A Picture Is Worth... Ride a Bike and Stay Well

flu ad

This ad from the flu pandemic of 101 years ago has held up well.

When researching our healthy home series a few years ago I found this ad, posted in 1918 in the middle of the flu pandemic that killed 675,000 Americans, another time when they had no vaccine or antidote, or really any solutions other than isolation. The benefits of exercise and fresh air are well known, but the fact that riding a bike keeps you out of the crowds, away from the coughers and the sneezers, is a definite plus.

Take out the gender bias and we would be good to go today.

Public Domain. An emergency hospital at Camp Funston, Kansas, 1918- National Museum of Health and Medicine

An emergency hospital at Camp Funston, Kansas, 1918- National Museum of Health and Medicine/Public Domain

Last year I wrote about the flu, about how it was made far worse by government inaction and misdirection.

According to John M. Barry, the government made it worse, mainly because of the war.
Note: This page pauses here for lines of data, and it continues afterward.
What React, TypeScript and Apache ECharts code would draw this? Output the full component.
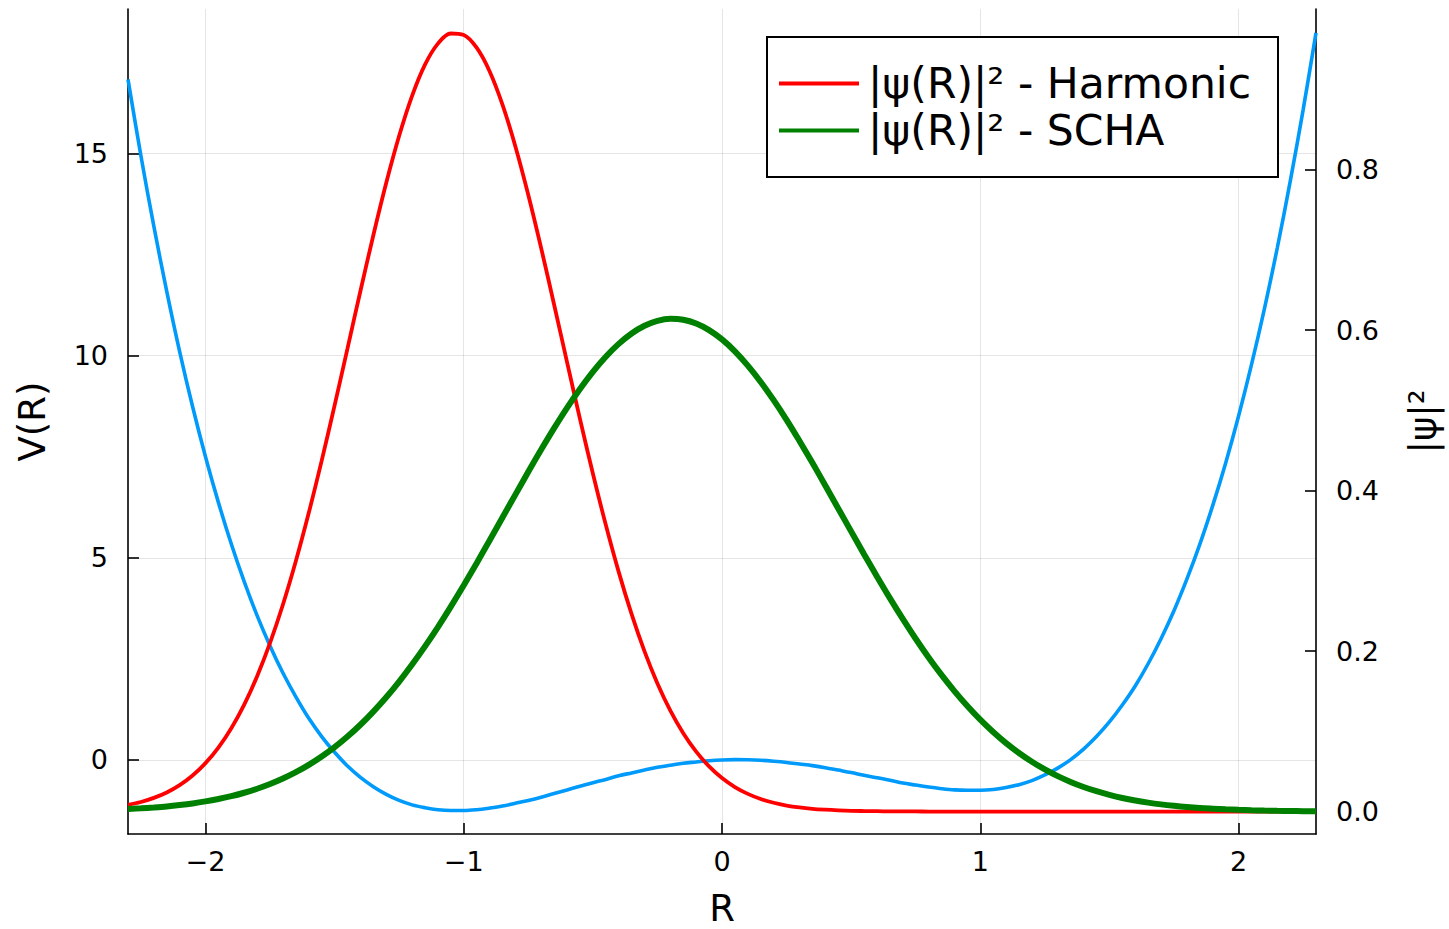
import React, { useEffect, useRef } from 'react';
import * as echarts from 'echarts';

// Sample positions R (step 0.05)
const R = [
  -2.3, -2.25, -2.2, -2.15, -2.1, -2.05, -2.0, -1.95, -1.9, -1.85, -1.8, -1.75,
  -1.7, -1.65, -1.6, -1.55, -1.5, -1.45, -1.4, -1.35, -1.3, -1.25, -1.2, -1.15,
  -1.1, -1.05, -1.0, -0.95, -0.9, -0.85, -0.8, -0.75, -0.7, -0.65, -0.6, -0.55,
  -0.5, -0.45, -0.4, -0.35, -0.3, -0.25, -0.2, -0.15, -0.1, -0.05, 0.0, 0.05,
  0.1, 0.15, 0.2, 0.25, 0.3, 0.35, 0.4, 0.45, 0.5, 0.55, 0.6, 0.65,
  0.7, 0.75, 0.8, 0.85, 0.9, 0.95, 1.0, 1.05, 1.1, 1.15, 1.2, 1.25,
  1.3, 1.35, 1.4, 1.45, 1.5, 1.55, 1.6, 1.65, 1.7, 1.75, 1.8, 1.85,
  1.9, 1.95, 2.0, 2.05, 2.1, 2.15, 2.2, 2.25, 2.3,
];

// Potential V(R) (left axis)
const potentialV = [
  16.83, 14.94, 13.2, 11.59, 10.1, 8.74, 7.5, 6.37, 5.34, 4.41, 3.57, 2.82,
  2.15, 1.56, 1.03, 0.58, 0.19, -0.15, -0.43, -0.66, -0.85, -1.0, -1.11, -1.18,
  -1.23, -1.25, -1.25, -1.23, -1.19, -1.14, -1.07, -1.0, -0.92, -0.83, -0.74, -0.65,
  -0.56, -0.48, -0.39, -0.32, -0.25, -0.18, -0.13, -0.08, -0.05, -0.02, 0.0, 0.008,
  0.005, -0.007, -0.03, -0.06, -0.1, -0.14, -0.19, -0.25, -0.31, -0.38, -0.44, -0.5,
  -0.57, -0.62, -0.67, -0.71, -0.74, -0.75, -0.75, -0.73, -0.68, -0.61, -0.51, -0.37,
  -0.2, 0.01, 0.27, 0.58, 0.94, 1.36, 1.83, 2.38, 3.0, 3.69, 4.47, 5.33,
  6.29, 7.34, 8.5, 9.77, 11.15, 12.66, 14.3, 16.07, 17.98,
];

// |psi(R)|^2 - Harmonic (right axis)
const psiHarmonic = [
  0.0083, 0.0119, 0.017, 0.0238, 0.0329, 0.0449, 0.0603, 0.0797, 0.1038, 0.1332, 0.1686, 0.2101,
  0.258, 0.3122, 0.3722, 0.4372, 0.5061, 0.5771, 0.6486, 0.7181, 0.7834, 0.842, 0.8918, 0.9307,
  0.9569, 0.9695, 0.9677, 0.9518, 0.9225, 0.8808, 0.8287, 0.7682, 0.7017, 0.6315, 0.56, 0.4893,
  0.4212, 0.3573, 0.2986, 0.2459, 0.1995, 0.1595, 0.1257, 0.0975, 0.0746, 0.0562, 0.0417, 0.0305,
  0.022, 0.0156, 0.0109, 0.0075, 0.0051, 0.0034, 0.0023, 0.0015, 0.0009, 0.0006, 0.0004, 0.0002,
  0.0001, 0.0001, 0, 0, 0, 0, 0, 0, 0, 0, 0, 0,
  0, 0, 0, 0, 0, 0, 0, 0, 0, 0, 0, 0,
  0, 0, 0, 0, 0, 0, 0, 0, 0,
];

// |psi(R)|^2 - SCHA (right axis)
const psiSCHA = [
  0.0031, 0.004, 0.0051, 0.0064, 0.0081, 0.0101, 0.0126, 0.0156, 0.0191, 0.0234, 0.0284, 0.0343,
  0.0411, 0.049, 0.0581, 0.0685, 0.0802, 0.0934, 0.1081, 0.1245, 0.1424, 0.162, 0.1832, 0.2058,
  0.2299, 0.2554, 0.282, 0.3095, 0.3377, 0.3663, 0.3949, 0.4233, 0.451, 0.4777, 0.503, 0.5265,
  0.5479, 0.5667, 0.5827, 0.5957, 0.6053, 0.6114, 0.6139, 0.6128, 0.6081, 0.5999, 0.5883, 0.5735,
  0.5557, 0.5353, 0.5126, 0.4881, 0.4618, 0.4345, 0.4063, 0.3777, 0.3491, 0.3207, 0.2929, 0.2659,
  0.24, 0.2153, 0.192, 0.1702, 0.1501, 0.1315, 0.1145, 0.0992, 0.0853, 0.073, 0.0621, 0.0525,
  0.0441, 0.0369, 0.0306, 0.0253, 0.0208, 0.0169, 0.0137, 0.0111, 0.0089, 0.0071, 0.0056, 0.0044,
  0.0035, 0.0027, 0.0021, 0.0016, 0.0012, 0.0009, 0.0007, 0.0005, 0.0004,
];

const xTicks = [-2, -1, 0, 1, 2];
const vTicks = [0, 5, 10, 15];
const psiTicks = [0, 0.2, 0.4, 0.6, 0.8];
const legendNames = ['|ψ(R)|² - Harmonic', '|ψ(R)|² - SCHA'];

export default function App() {
  const ref = useRef<HTMLDivElement>(null);

  useEffect(() => {
    const chart = echarts.init(ref.current!, null, { renderer: 'svg' });
    const font = 'DejaVu Sans';
    const pair = (ys: number[]) => R.map((x, i) => [x, ys[i]]);
    const axisLine = { show: true, onZero: false, lineStyle: { color: '#000', width: 1.6 } };
    const tickStyle = { color: '#000', width: 1.6 };
    const labelBase = { color: '#000', fontSize: 27, fontFamily: font };
    const nameStyle = { color: '#000', fontSize: 37, fontFamily: font };
    const gridLine = { show: true, lineStyle: { color: 'rgba(0,0,0,0.1)', width: 1 } };

    chart.setOption({
      animation: false,
      backgroundColor: '#ffffff',
      grid: { left: 128, right: 133, top: 9, bottom: 95, containLabel: false, outerBoundsMode: 'none' },
      legend: {
        data: legendNames,
        orient: 'vertical',
        left: 767,
        top: 37,
        padding: [23, 27, 23, 12],
        icon: 'rect',
        itemWidth: 80,
        itemHeight: 3.8,
        itemGap: 0,
        borderColor: '#000',
        borderWidth: 2,
        borderRadius: 0,
        backgroundColor: '#fff',
        selectedMode: false,
        textStyle: { fontFamily: font, fontSize: 42.5, color: '#000', lineHeight: 47, padding: [0, 0, 0, 4] },
      },
      xAxis: {
        type: 'value',
        min: -2.3,
        max: 2.3,
        axisLine,
        axisTick: { show: true, inside: true, length: 11, lineStyle: tickStyle, customValues: xTicks },
        axisLabel: {
          ...labelBase,
          margin: 14,
          customValues: xTicks,
          formatter: (v: number) => String(v).replace('-', '\u2212'),
        },
        splitLine: gridLine,
        name: 'R',
        nameLocation: 'middle',
        nameGap: 56,
        nameTextStyle: nameStyle,
      },
      yAxis: [
        {
          type: 'value',
          position: 'left',
          min: -1.83,
          max: 18.57,
          axisLine,
          axisTick: { show: true, inside: true, length: 11, lineStyle: tickStyle, customValues: vTicks },
          axisLabel: { ...labelBase, margin: 20, customValues: vTicks },
          splitLine: gridLine,
          name: 'V(R)',
          nameLocation: 'middle',
          nameGap: 77,
          nameRotate: 90,
          nameTextStyle: nameStyle,
        },
        {
          type: 'value',
          position: 'right',
          min: -0.028,
          max: 1.0,
          axisLine,
          axisTick: { show: true, inside: true, length: 11, lineStyle: tickStyle, customValues: psiTicks },
          axisLabel: {
            ...labelBase,
            margin: 20,
            customValues: psiTicks,
            formatter: (v: number) => v.toFixed(1),
          },
          splitLine: { show: false },
          name: '|ψ|²',
          nameLocation: 'middle',
          nameGap: 89,
          nameRotate: 90,
          nameTextStyle: nameStyle,
        },
      ],
      series: [
        {
          name: 'V(R)',
          type: 'line',
          yAxisIndex: 0,
          data: pair(potentialV),
          symbol: 'none',
          showSymbol: false,
          smooth: 0.35,
          color: '#009AFA',
          lineStyle: { color: '#009AFA', width: 3.6 },
        },
        {
          name: legendNames[0],
          type: 'line',
          yAxisIndex: 1,
          data: pair(psiHarmonic),
          symbol: 'none',
          showSymbol: false,
          smooth: 0.35,
          color: '#FF0000',
          lineStyle: { color: '#FF0000', width: 3.8 },
        },
        {
          name: legendNames[1],
          type: 'line',
          yAxisIndex: 1,
          data: pair(psiSCHA),
          symbol: 'none',
          showSymbol: false,
          smooth: 0.35,
          color: '#008000',
          lineStyle: { color: '#008000', width: 6 },
        },
      ],
    });

    return () => chart.dispose();
  }, []);

  return (
    <div
      ref={ref}
      style={{ position: 'absolute', left: 0, top: 0, width: 1449, height: 929, background: '#fff' }}
    />
  );
}
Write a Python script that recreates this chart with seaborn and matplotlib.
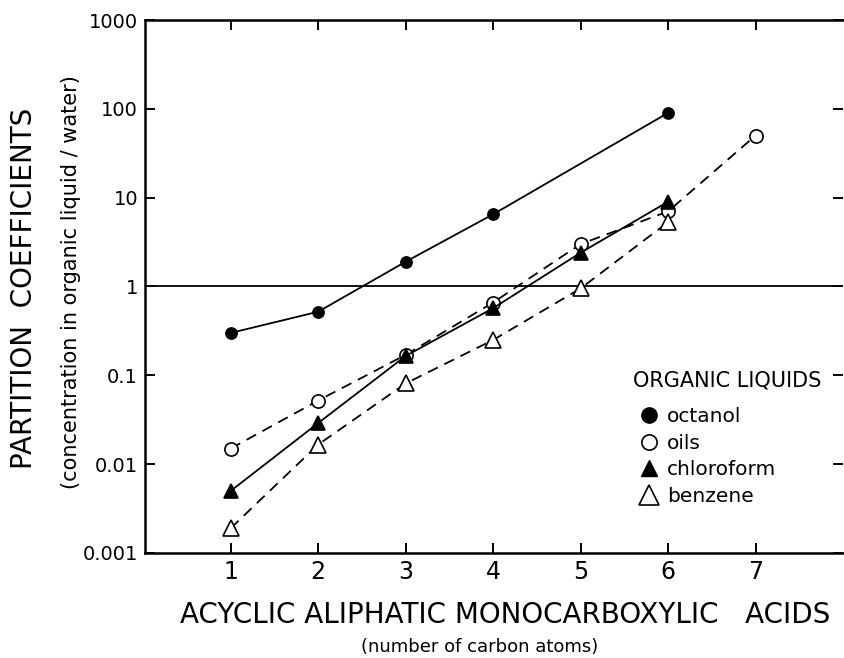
import matplotlib
matplotlib.use("Agg")
import matplotlib.pyplot as plt
from matplotlib.lines import Line2D
import seaborn as sns
import pandas as pd

sns.set_theme(style="white")
plt.rcParams['font.family'] = ['DejaVu Sans']
plt.rcParams['text.color'] = 'black'

# ---- data ----
carbons = [1, 2, 3, 4, 5, 6, 7]
octanol_x = [1, 2, 3, 4, 6]
octanol = [0.30, 0.52, 1.9, 6.5, 90]
oils_x = [1, 2, 3, 4, 5, 6, 7]
oils = [0.015, 0.052, 0.17, 0.66, 3.0, 7.0, 50]
chloroform_x = [1, 2, 3, 4, 5, 6]
chloroform = [0.005, 0.029, 0.165, 0.57, 2.4, 9.0]
benzene_x = [1, 2, 3, 4, 5, 6]
benzene = [0.0019, 0.0166, 0.081, 0.25, 0.95, 5.3]
ytick_vals = [0.001, 0.01, 0.1, 1, 10, 100, 1000]
ytick_labels = ["0.001", "0.01", "0.1", "1", "10", "100", "1000"]
legend_labels = ["octanol", "oils", "chloroform", "benzene"]

fig = plt.figure(figsize=(8.45, 6.58), dpi=100)
ax = fig.add_axes([0.1716, 0.1596, 0.8260, 0.8100])

dash = (6, 4)
series = [
    ("octanol", octanol_x, octanol, dict(marker='o', markerfacecolor='black', markersize=8), '-'),
    ("oils", oils_x, oils, dict(marker='o', markerfacecolor='white', markersize=9.5), dash),
    ("chloroform", chloroform_x, chloroform, dict(marker='^', markerfacecolor='black', markersize=10), '-'),
    ("benzene", benzene_x, benzene, dict(marker='^', markerfacecolor='white', markersize=12), dash),
]
for name, xs, ys, mk, ls in series:
    df = pd.DataFrame({"x": xs, "y": ys})
    kw = dict(color='black', linewidth=1.3, markeredgecolor='black', markeredgewidth=1.2, **mk)
    if ls == '-':
        kw['linestyle'] = '-'
    else:
        kw['dashes'] = ls
    sns.lineplot(data=df, x="x", y="y", ax=ax, sort=False, estimator=None, legend=False, **kw)

ax.axhline(1, color='black', linewidth=1.3, zorder=1)

ax.set_yscale('log')
ax.set_ylim(0.001, 1000)
ax.set_xlim(0.02, 8.0)
ax.set_yticks(ytick_vals)
ax.set_yticklabels(ytick_labels, fontsize=14)
ax.minorticks_off()
ax.set_xticks(carbons)
ax.set_xticklabels([str(c) for c in carbons], fontsize=17)

for s in ['left', 'bottom', 'top']:
    ax.spines[s].set_visible(True)
    ax.spines[s].set_color('black')
    ax.spines[s].set_linewidth(1.8)
ax.spines['right'].set_visible(False)

ax.tick_params(axis='both', which='major', direction='in', length=7, width=1.4,
               colors='black', top=True, right=True, left=True, bottom=True)
ax.tick_params(axis='y', pad=5)
ax.tick_params(axis='x', pad=5)

ax.set_xlabel("")
ax.set_ylabel("")

fig.text(0.598, 0.065, "ACYCLIC ALIPHATIC MONOCARBOXYLIC   ACIDS", fontsize=20,
         ha='center', va='center', color='black')
fig.text(0.568, 0.016, "(number of carbon atoms)", fontsize=13, ha='center', va='center',
         color='black')
fig.text(0.028, 0.562, "PARTITION  COEFFICIENTS", fontsize=20, rotation=90,
         ha='center', va='center', color='black')
fig.text(0.084, 0.571, "(concentration in organic liquid / water)", fontsize=15, rotation=90,
         ha='center', va='center', color='black')

# legend title
ax.text(0.699, 0.323, "ORGANIC LIQUIDS", transform=ax.transAxes, fontsize=15,
        ha='left', va='center', color='black')

handles = [
    Line2D([], [], linestyle='none', marker='o', markerfacecolor='black', markeredgecolor='black', markersize=11),
    Line2D([], [], linestyle='none', marker='o', markerfacecolor='white', markeredgecolor='black', markersize=11, markeredgewidth=1.2),
    Line2D([], [], linestyle='none', marker='^', markerfacecolor='black', markeredgecolor='black', markersize=12),
    Line2D([], [], linestyle='none', marker='^', markerfacecolor='white', markeredgecolor='black', markersize=14, markeredgewidth=1.2),
]
leg = ax.legend(handles, legend_labels,
                loc='upper left', bbox_to_anchor=(0.699, 0.274), frameon=False,
                fontsize=14.5, handlelength=1.6, handletextpad=0.1,
                labelspacing=0.38, borderpad=0.0, borderaxespad=0.0, labelcolor='black')

fig.savefig("out.png", dpi=100)
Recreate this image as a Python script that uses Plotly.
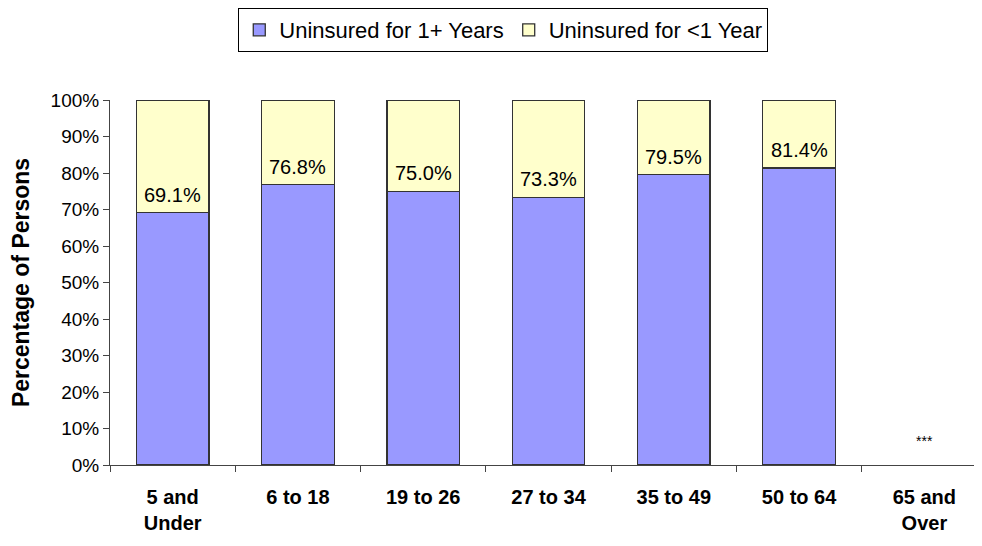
import plotly.graph_objects as go

# ========== Data ==========
age_groups = ["5 and<br>Under", "6 to 18", "19 to 26", "27 to 34", "35 to 49", "50 to 64", "65 and<br>Over"]
long_term = [69.1, 76.8, 75.0, 73.3, 79.5, 81.4, None]
short_term = [30.9, 23.2, 25.0, 26.7, 20.5, 18.6, None]
label_text = ["69.1%", "76.8%", "75.0%", "73.3%", "79.5%", "81.4%", None]

BLUE = "#9999FF"
YELLOW = "#FFFFCC"
EDGE = "#333333"
FONT = "Arial, Liberation Sans, sans-serif"

fig = go.Figure()
fig.add_trace(go.Bar(
    x=age_groups, y=long_term, name="Uninsured for 1+ Years",
    marker=dict(color=BLUE, line=dict(color=EDGE, width=1.3)),
    width=0.58,
))
fig.add_trace(go.Bar(
    x=age_groups, y=short_term, name="Uninsured for <1 Year",
    marker=dict(color=YELLOW, line=dict(color=EDGE, width=1.3)),
    width=0.58,
))

# value labels sit just above the blue segment
for cat, val, txt in zip(age_groups, long_term, label_text):
    if val is None:
        continue
    fig.add_annotation(x=cat, y=val, text=txt, showarrow=False, yanchor="bottom",
                       yshift=5, font=dict(size=20, color="black"))

# no data for 65+
fig.add_annotation(x=age_groups[-1], y=6.5, text="***", showarrow=False,
                   font=dict(size=14, color="black"))

# page body adds 8px offset, margins account for it
fig.update_layout(
    barmode="stack",
    width=982, height=546,
    margin=dict(l=102, r=8, t=92, b=89),
    plot_bgcolor="white", paper_bgcolor="white",
    font=dict(family=FONT, color="black"),
    showlegend=True,
    legend=dict(orientation="h", traceorder="normal",
                x=0.451, xref="paper", xanchor="center",
                y=1.0, yref="container", yanchor="top",
                bordercolor="black", borderwidth=1, font=dict(size=22),
                itemwidth=30),
    xaxis=dict(range=[-0.5, 6.46], showline=True, linecolor="#444", linewidth=1,
               ticks="outside", tickson="boundaries", ticklen=6, tickcolor="#444",
               tickfont=dict(size=20, family=FONT), ticklabelstandoff=14,
               showgrid=False, automargin=False),
    yaxis=dict(range=[0, 100], dtick=10, ticksuffix="%", showline=True,
               linecolor="#444", linewidth=1, ticks="outside", ticklen=6,
               tickcolor="#444", showgrid=False, zeroline=False,
               tickfont=dict(size=19), automargin=False,
               title=dict(text="<b>Percentage of Persons</b>", font=dict(size=23), standoff=18)),
)

# bold category labels
fig.update_xaxes(ticktext=[f"<b>{c}</b>" for c in age_groups], tickvals=age_groups)

fig.write_html("out.html")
President Wilson and his Committee on Public Information controlled the news, noting that “Truth and falsehood are arbitrary terms....The force of an idea lies in its inspirational value. It matters very little if it is true or false.”
A hundred years later, things look awfully familiar. Truth and falsehoods are again arbitrary terms. We are still telling people that bikes are healthy (I rode mine all winter, the coughing in the subway scared me). We are still being told to cover our mouths and wash our hands and stay home if we are sick, because 100 years later we still do not have an effective universal flu vaccine. People don't take the vaccines we have because they don't trust anyone anymore.

I concluded: "Wash your hands and get on your bike and hope that it doesn't happen again too soon." Even better advice this year.